Every so often, I accidentally stumble upon a seemingly trivial issue that somehow manages to both divide and unite people from all corners. Recently, it was the deceptively simple question: Is it weird to wear a watch during sex?
The thought entered my mind one night when I removed my watch in a pre-sex ritual that I hadn’t even realized I’d adopted since wearing a watch regularly. My viewpoint has always been—and will always be—a resounding yes. It’s weird to wear a watch during sex.
Casually mentioning this query to my close friends, I expected everyone to be on my side, but quickly learned I was in the minority. I created a Twitter poll, where 57% of people said wearing a watch during sex isn’t weird, and the remaining 43% were on my side.
“It’s a weird step to take off the watch,” one friend said. “It’s inserting yet another speed bump into the process. Honestly, I took off my watch like five times in 2018.”
I soon learned that my seemingly-innocuous hypothesis actually straddled the line between “divisive” and “friendship-ruining.” Why is it that an issue that’s basically a non-issue is such a schismatic concept? In my attempt to understand the root of the watch question, I did what I do best: snooped around.
“I associate my watch with my outfit,” said another friend who’s for pre-coital watch removal and compares wearing the accessory to not being fully disrobed. “I wouldn’t leave my socks on, so why would I leave my watch on?”

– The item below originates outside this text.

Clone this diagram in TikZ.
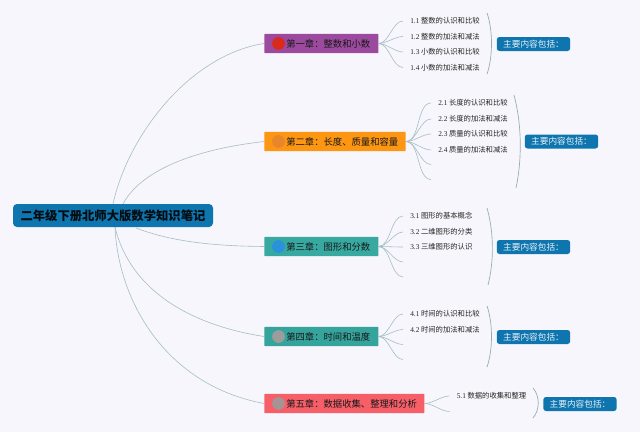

To me, a watch during sex is a lazy, braggy way of drawing attention to yourself and asserting your overt manliness and style to your date, partner, or what have you. Consider basically every single James Bond movie in existence—there’s hardly a scene where Bond isn’t wearing a watch, and that definitely includes this smokin’-hot scene from Goldeneye. We get it—James Bond is one of the manliest figures out there and has a lot of sex, thus imitating his style might get you a lot of sex (iffy logic, to be sure).
“But when does the watch come off?” asked comedian and podcast host Anita Flores. “Do you break off the kissing and say, ‘I have to take off my watch before we have sex?” But Flores, too, thinks the act of wearing a watch during sex is creepy—a very Patrick Bateman move.
The argument for keeping the watch on is, simply enough, the spectacle of being the kind of person who keeps his watch on during sex. And, sure, pure convenience. With this knowledge rattling around my brain, I took to some trusted watch brands and aficionados to seek a definitive answer on my controversial question.
“I’m not sure what purpose your watch serves during sex,” says Jeff Isaacson, an esteemed watch collector and vice president of bar operations for Ark Restaurants. “If you’re trying for marathon porn sex, maybe keep it on to time your session.”
“I say keep the watch on,” says John Tarantino, founder and CEO of watch brand Martenero. “It’s one less thing to take off and it shouldn’t get in the way. Plus, you can check the time if you want to make it quick. I’d go with something with a leather strap instead of a metal bracelet so you’re less likely to scratch your partner. Too much metal could be dangerous here. I recommend the Martenero Edgemere Reserve. Its smooth lines and lack of sharp edges make this a low-risk endeavor.”
“A watch during sex is like socks during sex… don’t,” says Vishal Tolani of the beloved AVI-8 watch brand, repeating the socks analogy. “A chunky watch still on during sex whiffs of a little porno vibe.”
“There is only one tool necessary [during sex], and it ain’t a watch,” says Mario Jutronic of the newer watch brand Marnaut. Jutronic goes on to say that if one must wear a watch during sex, they should go for something “sporty, stylish, rugged, and able to adapt in a variety of settings with confidence.”
Based on this not-quite-scientific reporting, one could surmise that approximately half of people think it’s weird to wear a watch during sex. And the other half? Slightly unclear. Sure, there are definitely some people out there who do it to peacock; they want to be seen wearing a watch during sex. But there are of course the guys who do it out of pure absentmindedness.
I admit that I put a lot of thought into taking my watch off before sex out of anxiety of being seen an asshole—or, uh, getting sex stuff on my watch. There is no right or wrong here, despite my innate feelings, but for the men in the world unsure of whether they have to wear a watch to impress their partners, I offer you this advice: Do you want to be with someone who gives more than two shits about what’s on your wrist during moments of intimacy?